■ EXERCISE REQUIREMENTS:
Give the listing again character for character, but drop the images.

══════════════════════════════

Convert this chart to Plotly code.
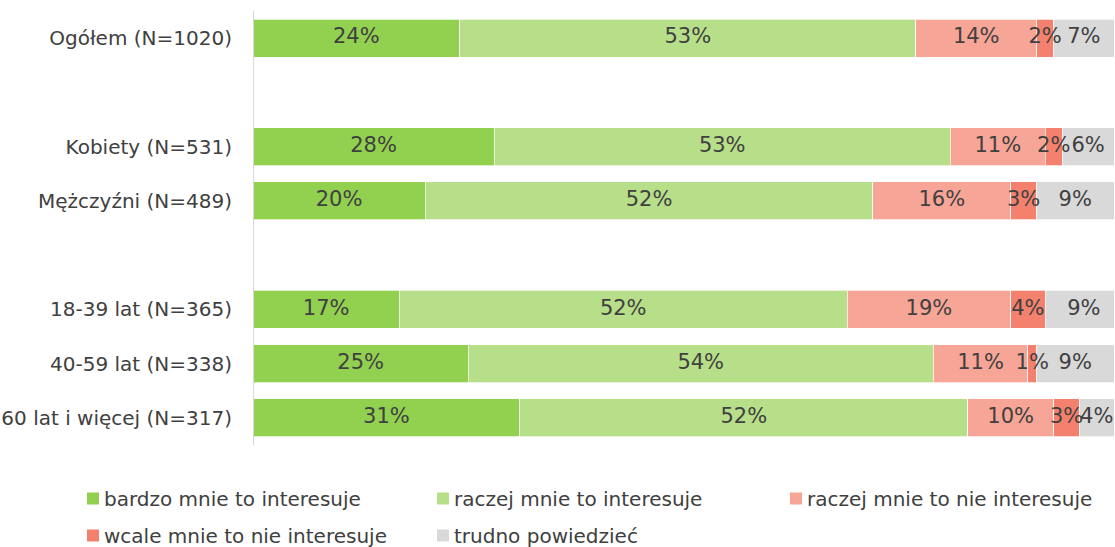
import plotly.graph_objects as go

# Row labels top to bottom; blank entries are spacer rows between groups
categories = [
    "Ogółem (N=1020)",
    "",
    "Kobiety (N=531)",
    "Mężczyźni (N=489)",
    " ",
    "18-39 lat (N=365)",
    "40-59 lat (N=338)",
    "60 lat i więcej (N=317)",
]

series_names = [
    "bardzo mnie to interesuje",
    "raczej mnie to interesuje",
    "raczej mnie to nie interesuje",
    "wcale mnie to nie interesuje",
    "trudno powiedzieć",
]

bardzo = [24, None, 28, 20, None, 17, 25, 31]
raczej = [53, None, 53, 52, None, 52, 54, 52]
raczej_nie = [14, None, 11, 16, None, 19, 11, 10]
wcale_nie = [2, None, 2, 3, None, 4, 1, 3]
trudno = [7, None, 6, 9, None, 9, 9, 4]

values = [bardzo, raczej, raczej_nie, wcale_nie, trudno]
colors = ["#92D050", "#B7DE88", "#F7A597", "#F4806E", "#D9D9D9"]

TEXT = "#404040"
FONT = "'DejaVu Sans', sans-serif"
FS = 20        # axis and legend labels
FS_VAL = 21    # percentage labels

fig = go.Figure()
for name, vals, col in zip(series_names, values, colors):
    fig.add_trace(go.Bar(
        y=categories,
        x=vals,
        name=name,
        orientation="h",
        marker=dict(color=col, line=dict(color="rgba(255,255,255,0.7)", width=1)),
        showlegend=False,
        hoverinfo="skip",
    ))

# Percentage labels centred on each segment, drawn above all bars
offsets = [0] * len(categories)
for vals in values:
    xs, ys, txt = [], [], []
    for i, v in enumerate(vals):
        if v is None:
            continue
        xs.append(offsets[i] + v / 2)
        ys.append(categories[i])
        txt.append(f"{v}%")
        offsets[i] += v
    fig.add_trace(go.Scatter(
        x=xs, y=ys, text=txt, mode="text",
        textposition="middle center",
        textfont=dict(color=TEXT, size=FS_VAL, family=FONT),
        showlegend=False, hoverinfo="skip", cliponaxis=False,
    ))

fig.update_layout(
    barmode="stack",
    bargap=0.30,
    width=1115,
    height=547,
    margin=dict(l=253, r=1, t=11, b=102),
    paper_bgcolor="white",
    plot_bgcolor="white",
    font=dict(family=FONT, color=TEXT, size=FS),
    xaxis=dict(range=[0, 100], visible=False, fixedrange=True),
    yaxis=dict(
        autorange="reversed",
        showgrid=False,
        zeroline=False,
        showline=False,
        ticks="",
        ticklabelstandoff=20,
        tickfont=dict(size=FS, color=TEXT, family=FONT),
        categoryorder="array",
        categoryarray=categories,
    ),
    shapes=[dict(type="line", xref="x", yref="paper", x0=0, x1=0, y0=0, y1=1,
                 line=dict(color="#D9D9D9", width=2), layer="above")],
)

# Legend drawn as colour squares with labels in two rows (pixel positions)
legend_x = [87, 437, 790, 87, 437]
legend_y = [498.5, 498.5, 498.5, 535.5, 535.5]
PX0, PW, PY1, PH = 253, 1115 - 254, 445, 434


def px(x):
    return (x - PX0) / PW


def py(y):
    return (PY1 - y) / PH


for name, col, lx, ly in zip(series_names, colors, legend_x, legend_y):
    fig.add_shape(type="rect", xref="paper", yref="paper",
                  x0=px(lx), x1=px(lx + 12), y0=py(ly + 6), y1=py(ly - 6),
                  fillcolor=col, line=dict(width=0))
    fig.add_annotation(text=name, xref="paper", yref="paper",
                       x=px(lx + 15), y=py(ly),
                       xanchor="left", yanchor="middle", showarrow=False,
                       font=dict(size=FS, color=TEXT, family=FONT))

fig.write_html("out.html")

══════════════════════════════

■ SOLUTION:
Convert this chart to Plotly code.
import plotly.graph_objects as go

# Row labels top to bottom; blank entries are spacer rows between groups
categories = [
    "Ogółem (N=1020)",
    "",
    "Kobiety (N=531)",
    "Mężczyźni (N=489)",
    " ",
    "18-39 lat (N=365)",
    "40-59 lat (N=338)",
    "60 lat i więcej (N=317)",
]

series_names = [
    "bardzo mnie to interesuje",
    "raczej mnie to interesuje",
    "raczej mnie to nie interesuje",
    "wcale mnie to nie interesuje",
    "trudno powiedzieć",
]

bardzo = [24, None, 28, 20, None, 17, 25, 31]
raczej = [53, None, 53, 52, None, 52, 54, 52]
raczej_nie = [14, None, 11, 16, None, 19, 11, 10]
wcale_nie = [2, None, 2, 3, None, 4, 1, 3]
trudno = [7, None, 6, 9, None, 9, 9, 4]

values = [bardzo, raczej, raczej_nie, wcale_nie, trudno]
colors = ["#92D050", "#B7DE88", "#F7A597", "#F4806E", "#D9D9D9"]

TEXT = "#404040"
FONT = "'DejaVu Sans', sans-serif"
FS = 20        # axis and legend labels
FS_VAL = 21    # percentage labels

fig = go.Figure()
for name, vals, col in zip(series_names, values, colors):
    fig.add_trace(go.Bar(
        y=categories,
        x=vals,
        name=name,
        orientation="h",
        marker=dict(color=col, line=dict(color="rgba(255,255,255,0.7)", width=1)),
        showlegend=False,
        hoverinfo="skip",
    ))

# Percentage labels centred on each segment, drawn above all bars
offsets = [0] * len(categories)
for vals in values:
    xs, ys, txt = [], [], []
    for i, v in enumerate(vals):
        if v is None:
            continue
        xs.append(offsets[i] + v / 2)
        ys.append(categories[i])
        txt.append(f"{v}%")
        offsets[i] += v
    fig.add_trace(go.Scatter(
        x=xs, y=ys, text=txt, mode="text",
        textposition="middle center",
        textfont=dict(color=TEXT, size=FS_VAL, family=FONT),
        showlegend=False, hoverinfo="skip", cliponaxis=False,
    ))

fig.update_layout(
    barmode="stack",
    bargap=0.30,
    width=1115,
    height=547,
    margin=dict(l=253, r=1, t=11, b=102),
    paper_bgcolor="white",
    plot_bgcolor="white",
    font=dict(family=FONT, color=TEXT, size=FS),
    xaxis=dict(range=[0, 100], visible=False, fixedrange=True),
    yaxis=dict(
        autorange="reversed",
        showgrid=False,
        zeroline=False,
        showline=False,
        ticks="",
        ticklabelstandoff=20,
        tickfont=dict(size=FS, color=TEXT, family=FONT),
        categoryorder="array",
        categoryarray=categories,
    ),
    shapes=[dict(type="line", xref="x", yref="paper", x0=0, x1=0, y0=0, y1=1,
                 line=dict(color="#D9D9D9", width=2), layer="above")],
)

# Legend drawn as colour squares with labels in two rows (pixel positions)
legend_x = [87, 437, 790, 87, 437]
legend_y = [498.5, 498.5, 498.5, 535.5, 535.5]
PX0, PW, PY1, PH = 253, 1115 - 254, 445, 434


def px(x):
    return (x - PX0) / PW


def py(y):
    return (PY1 - y) / PH


for name, col, lx, ly in zip(series_names, colors, legend_x, legend_y):
    fig.add_shape(type="rect", xref="paper", yref="paper",
                  x0=px(lx), x1=px(lx + 12), y0=py(ly + 6), y1=py(ly - 6),
                  fillcolor=col, line=dict(width=0))
    fig.add_annotation(text=name, xref="paper", yref="paper",
                       x=px(lx + 15), y=py(ly),
                       xanchor="left", yanchor="middle", showarrow=False,
                       font=dict(size=FS, color=TEXT, family=FONT))

fig.write_html("out.html")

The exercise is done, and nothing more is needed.